Say the number of lines containing the string "with", and say nothing else.

Provided data

++++++++++

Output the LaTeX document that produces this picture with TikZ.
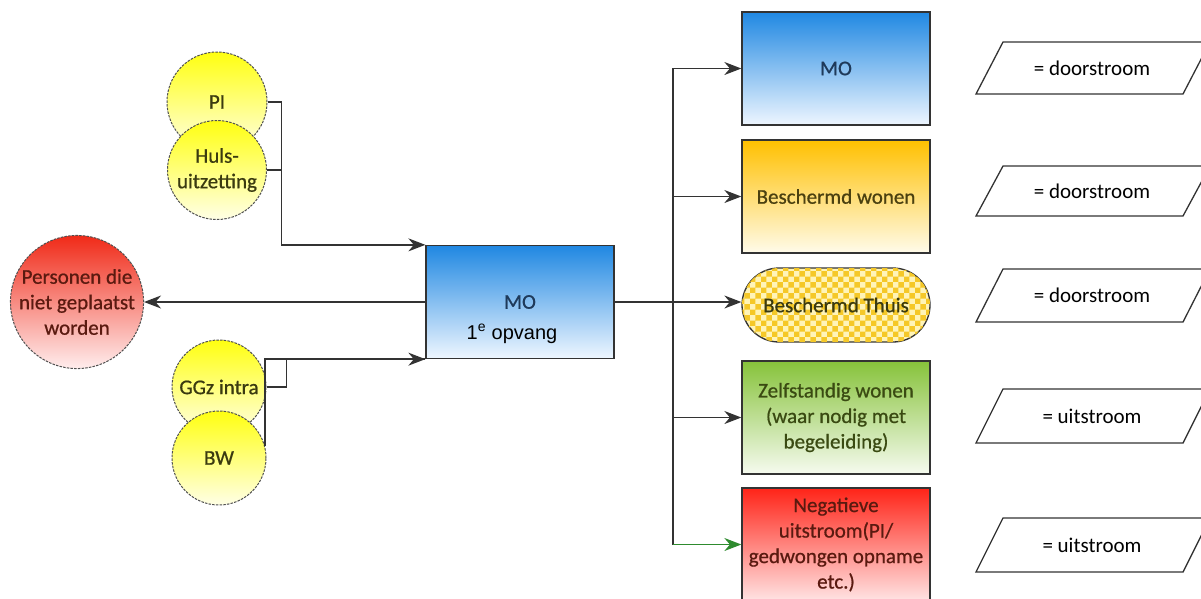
\documentclass[tikz,border=0pt]{standalone}
\usepackage{fontspec}
\setmainfont{Carlito}
\newfontfamily\heavyf{Carlito}[FakeBold=0.7]
\newfontfamily\arialf{Liberation Sans}
\usetikzlibrary{arrows.meta,patterns,calc}
\definecolor{linec}{HTML}{333333}
\definecolor{circline}{HTML}{505050}
\definecolor{bluetop}{HTML}{2088E2}
\definecolor{bluebot}{HTML}{EEF6FF}
\definecolor{goldtop}{HTML}{FFC000}
\definecolor{goldbot}{HTML}{FFFBEA}
\definecolor{greentop}{HTML}{86C23A}
\definecolor{greenbot}{HTML}{F6FBEF}
\definecolor{redtop}{HTML}{FF2418}
\definecolor{redbot}{HTML}{FFE4E4}
\definecolor{yeltop}{HTML}{FFFF10}
\definecolor{yelbot}{HTML}{FFFFE6}
\definecolor{rcirtop}{HTML}{F02A18}
\definecolor{rcirbot}{HTML}{FFEDED}
\definecolor{motext}{HTML}{1F3A5A}
\definecolor{goldtext}{HTML}{4A4010}
\definecolor{greentext}{HTML}{3A4A12}
\definecolor{redtext}{HTML}{5A1A10}
\definecolor{yeltext}{HTML}{3A3A10}
\definecolor{thuisfill}{HTML}{FFF4B8}
\definecolor{thuispat}{HTML}{F5C828}
\definecolor{greenline}{HTML}{2E8B2E}
\begin{document}
\begin{tikzpicture}[x=1pt,y=-1pt,
  base/.style={font=\fontsize{21}{25.5}\selectfont, align=center, inner sep=0pt},
  heavy/.style={font=\heavyf\fontsize{21}{25.5}\selectfont},
  box/.style={base, heavy, draw=linec, line width=1.3pt, minimum width=188pt, minimum height=113pt},
  sh/.style 2 args={top color=#1, middle color=#1!80!#2, bottom color=#2},
  circ/.style={base, heavy, circle, draw=circline, dash pattern=on 2.5pt off 1.2pt, line width=1pt},
  arr/.style={line width=1.5pt, draw=linec, -{Stealth[length=17pt,width=13pt]}},
  conn/.style={line width=1.5pt, draw=linec},
  para/.style={line width=1.3pt, draw=linec}]
\useasboundingbox (0,0) rectangle (1201,598);
\clip (0,0) rectangle (1201,598);

% left circles
\node[circ, sh={yeltop}{yelbot}, minimum size=100pt, text=yeltext] (PI) at (217,102) {PI};
\node[circ, sh={yeltop}{yelbot}, minimum size=99pt, text=yeltext] (Huls) at (217,170) {Huls-\\uitzetting};
\node[circ, sh={yeltop}{yelbot}, minimum size=94pt, text=yeltext] (GGz) at (219,387) {GGz intra};
\node[circ, sh={yeltop}{yelbot}, minimum size=94pt, text=yeltext] (BW) at (219,458) {BW};
\node[circ, sh={rcirtop}{rcirbot}, minimum size=132pt, text=redtext] (Pers) at (77,302) {Personen die\\niet geplaatst\\worden};

% central box
\node[box, sh={bluetop}{bluebot}, text=motext] (MO) at (520,302) {MO};
\node[base, font=\arialf\fontsize{20}{24}\selectfont] (opv) at (512,334) {1\textsuperscript{e} opvang};

% right boxes
\node[box, sh={bluetop}{bluebot}, text=motext] (RMO) at (836,68.5) {MO};
\node[box, sh={goldtop}{goldbot}, text=goldtext] (BWo) at (836,196.5) {Beschermd wonen};
\node[base, heavy, draw=linec, line width=1.3pt, minimum width=188pt, minimum height=74pt,
      rounded corners=37pt, fill=thuisfill, text=yeltext,
      postaction={pattern=checkerboard, pattern color=thuispat}] (Thuis) at (836,305) {Beschermd Thuis};
\node[box, sh={greentop}{greenbot}, text=greentext] (ZW) at (836,417.5) {Zelfstandig wonen\\(waar nodig met\\begeleiding)};
\node[box, sh={redtop}{redbot}, text=redtext] (NEG) at (836,544.5) {Negatieve\\uitstroom(PI/\\gedwongen opname\\etc.)};

% parallelograms
\foreach \n/\t/\b/\s in {d1/42/94/{= doorstroom}, d2/166/216/{= doorstroom}, d3/269/322/{= doorstroom}, d4/389/443/{= uitstroom}, d5/518/572/{= uitstroom}}{
  \draw[para] (976,\b) -- (1183,\b) -- (1210,\t) -- (1003,\t) -- cycle;
  \node[base] (\n) at (1092,{(\t+\b)/2}) {\s};
}

% left connectors
\draw[arr] (PI.east) -- ++(14,0) |- (MO.north west);
\draw[conn] (Huls.east) -- ++(14,0);
\draw[arr] (BW.15) |- (MO.south west);
\draw[conn] (GGz.east) -- ++(20,0) |- (MO.south west);
\draw[arr] (MO.west) -- (Pers.east);

% right connectors
\coordinate (tr) at (673,302);
\draw[arr] (MO.east) -- (MO.east -| Thuis.west);
\draw[arr] (tr) |- (RMO.west);
\draw[arr] (tr) |- (BWo.west);
\draw[arr] (tr) |- (ZW.west);
\draw[conn] (tr) -- (tr |- NEG.west);
\draw[arr, draw=greenline] (tr |- NEG.west) -- (NEG.west);
\end{tikzpicture}
\end{document}
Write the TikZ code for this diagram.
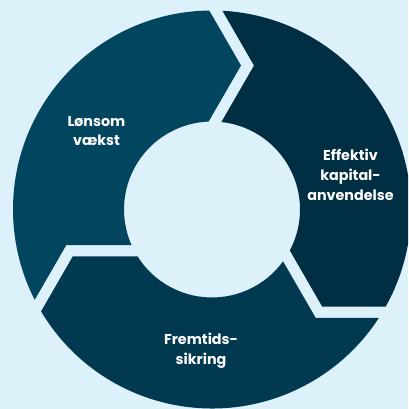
\documentclass[tikz,border=0pt]{standalone}
\usepackage{fontspec}
\setmainfont{Poppins}
\definecolor{bgblue}{RGB}{220,241,250}
\definecolor{lonsomblue}{RGB}{2,69,95}
\definecolor{kapitalblue}{RGB}{0,46,66}
\definecolor{fremtidblue}{RGB}{1,58,80}

\tikzset{
  label/.style={text=white, font=\bfseries\fontsize{14.3}{19.8}\selectfont, align=center}
}

\begin{document}
\begin{tikzpicture}[x=1pt, y=1pt]
      % Baggrund
      \useasboundingbox (0,0) rectangle (408,409);
      \clip (0,0) rectangle (408,409);
      \fill[bgblue] (0,0) rectangle (408,409);
      \coordinate (c) at (212,199.5);
      % Ringens tre dele, hver med pil ind i den naeste
      \foreach \b/\col in {90/lonsomblue, -30/kapitalblue, -150/fremtidblue} {
        \fill[\col, shift={(c)}]
          ({\b+0.79}:199) arc[start angle={\b+0.79}, end angle={\b+117}, radius=199]
          -- ({\b+103.74}:150) -- ({\b+113.87}:88)
          arc[start angle={\b+113.87}, end angle={\b+2.2}, radius=88]
          -- ({\b-11.39}:146.9) -- cycle;
      }
      % Tekster
      \node[label] (vaekst) at (96.5,278) {Lønsom\\vækst};
      \node[label] (kapital) at (350.5,234) {Effektiv\\kapital-\\anvendelse};
      \node[label] (fremtid) at (201,58) {Fremtids-\\sikring};
\end{tikzpicture}
\end{document}
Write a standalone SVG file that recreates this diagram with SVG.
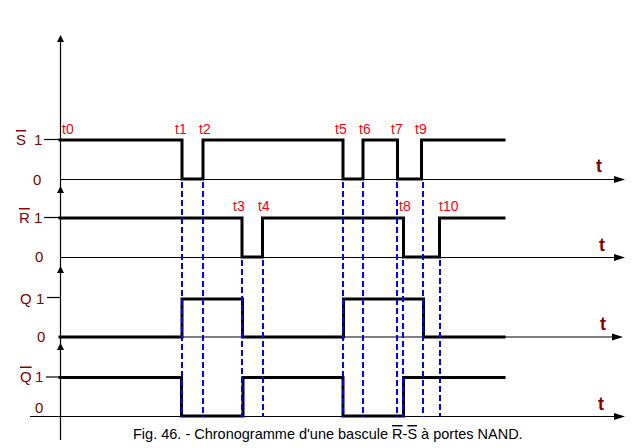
<svg xmlns="http://www.w3.org/2000/svg" width="637" height="448" viewBox="0 0 637 448">
  <style>
    .axis { stroke: #000; stroke-width: 1.2; fill: none; }
    .wave { stroke: #000; stroke-width: 3; fill: none; stroke-linejoin: miter; stroke-linecap: square; }
    .dash { stroke: #0000ff; stroke-width: 2; stroke-dasharray: 6 3; fill: none; }
    .arrow { fill: #000; stroke: none; }
    .lbl { font-family: "Liberation Sans", Arial, sans-serif; font-size: 15px; fill: #800000; }
    .tl { font-family: "Liberation Sans", Arial, sans-serif; font-size: 18px; font-weight: bold; fill: #800000; }
    .tm { font-family: "Liberation Sans", Arial, sans-serif; font-size: 14px; fill: #ff0000; }
    .cap { font-family: "Liberation Sans", Arial, sans-serif; font-size: 14.5px; fill: #000; }
    .ol { text-decoration: overline; }
  </style>
  <rect width="637" height="448" fill="#fff"/>

  <!-- vertical axis -->
  <g id="axis">
    <line class="axis" x1="60.5" y1="38" x2="60.5" y2="440"/>
    <polygon class="arrow" points="60.5,35 57,42 64,42"/>
    <polygon class="arrow" points="60.5,186 57,193 64,193"/>
    <polygon class="arrow" points="60.5,266 57,273 64,273"/>
    <polygon class="arrow" points="60.5,343 57,350 64,350"/>
  </g>

  <!-- signal S-bar -->
  <g id="signal-S">
    <line class="axis" x1="60" y1="179.5" x2="622" y2="179.5"/>
    <polygon class="arrow" points="625,179.5 614,176 614,183"/>
    <line class="axis" x1="44" y1="139.5" x2="60" y2="139.5"/>
    <text class="lbl" x="16" y="145"><tspan class="ol">S</tspan></text>
    <text class="lbl" x="34" y="145">1</text>
    <text class="lbl" x="33" y="185">0</text>
    <text class="tl" x="596" y="172">t</text>
    <path class="wave" d="M60,140 H182 V179 H203 V140 H343 V179 H363 V140 H397.5 V179 H421.5 V140 H504"/>
  </g>

  <!-- signal R-bar -->
  <g id="signal-R">
    <line class="axis" x1="60" y1="257.5" x2="622" y2="257.5"/>
    <polygon class="arrow" points="625,257.5 614,254 614,261"/>
    <line class="axis" x1="44" y1="217.5" x2="60" y2="217.5"/>
    <text class="lbl" x="19" y="223"><tspan class="ol">R</tspan></text>
    <text class="lbl" x="34" y="223">1</text>
    <text class="lbl" x="35" y="262">0</text>
    <text class="tl" x="599" y="251">t</text>
    <path class="wave" d="M60,218 H242 V257 H262.5 V218 H403.5 V257 H439.5 V218 H504"/>
  </g>

  <!-- signal Q -->
  <g id="signal-Q">
    <line class="axis" x1="60" y1="337" x2="620" y2="337"/>
    <polygon class="arrow" points="623,337 612,333.5 612,340.5"/>
    <line class="axis" x1="47" y1="297.5" x2="60" y2="297.5"/>
    <text class="lbl" x="20" y="303.5">Q</text>
    <text class="lbl" x="36" y="303.5">1</text>
    <text class="lbl" x="37" y="342">0</text>
    <text class="tl" x="600" y="330">t</text>
    <path class="wave" d="M60,337 H182 V299 H242.5 V337 H343.5 V299 H423.5 V337 H504"/>
  </g>

  <!-- signal Q-bar -->
  <g id="signal-Qbar">
    <line class="axis" x1="30" y1="416.5" x2="622" y2="416.5"/>
    <polygon class="arrow" points="625,416.5 614,413 614,420"/>
    <line class="axis" x1="46" y1="377" x2="60" y2="377"/>
    <text class="lbl" x="20" y="381.5"><tspan class="ol">Q</tspan></text>
    <text class="lbl" x="35" y="381.5">1</text>
    <text class="lbl" x="35" y="413">0</text>
    <text class="tl" x="598" y="410">t</text>
    <path class="wave" d="M60,377.5 H181.5 V416 H243 V377.5 H343 V416 H403.5 V377.5 H504"/>
  </g>

  <!-- time markers -->
  <g id="connectors">
    <line class="dash" x1="182" y1="182" x2="182" y2="417"/>
    <line class="dash" x1="203" y1="182" x2="203" y2="417"/>
    <line class="dash" x1="242" y1="260" x2="242" y2="417"/>
    <line class="dash" x1="263" y1="260" x2="263" y2="417"/>
    <line class="dash" x1="343" y1="182" x2="343" y2="417"/>
    <line class="dash" x1="363" y1="182" x2="363" y2="417"/>
    <line class="dash" x1="397" y1="182" x2="397" y2="417"/>
    <line class="dash" x1="403" y1="260" x2="403" y2="417"/>
    <line class="dash" x1="423" y1="182" x2="423" y2="417"/>
    <line class="dash" x1="440" y1="260" x2="440" y2="417"/>
  </g>

  <!-- time labels -->
  <g id="time-labels">
    <text class="tm" x="62" y="134">t0</text>
    <text class="tm" x="175" y="134">t1</text>
    <text class="tm" x="199" y="134">t2</text>
    <text class="tm" x="335" y="134">t5</text>
    <text class="tm" x="359" y="134">t6</text>
    <text class="tm" x="391" y="134">t7</text>
    <text class="tm" x="415" y="134">t9</text>
    <text class="tm" x="233" y="211">t3</text>
    <text class="tm" x="258" y="211">t4</text>
    <text class="tm" x="399" y="211">t8</text>
    <text class="tm" x="439" y="211">t10</text>
  </g>

  <text id="caption" class="cap" x="133" y="439">Fig. 46. - Chronogramme d'une bascule <tspan class="ol">R</tspan>-<tspan class="ol">S</tspan> à portes NAND.</text>
</svg>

++++++++++

Task answer
2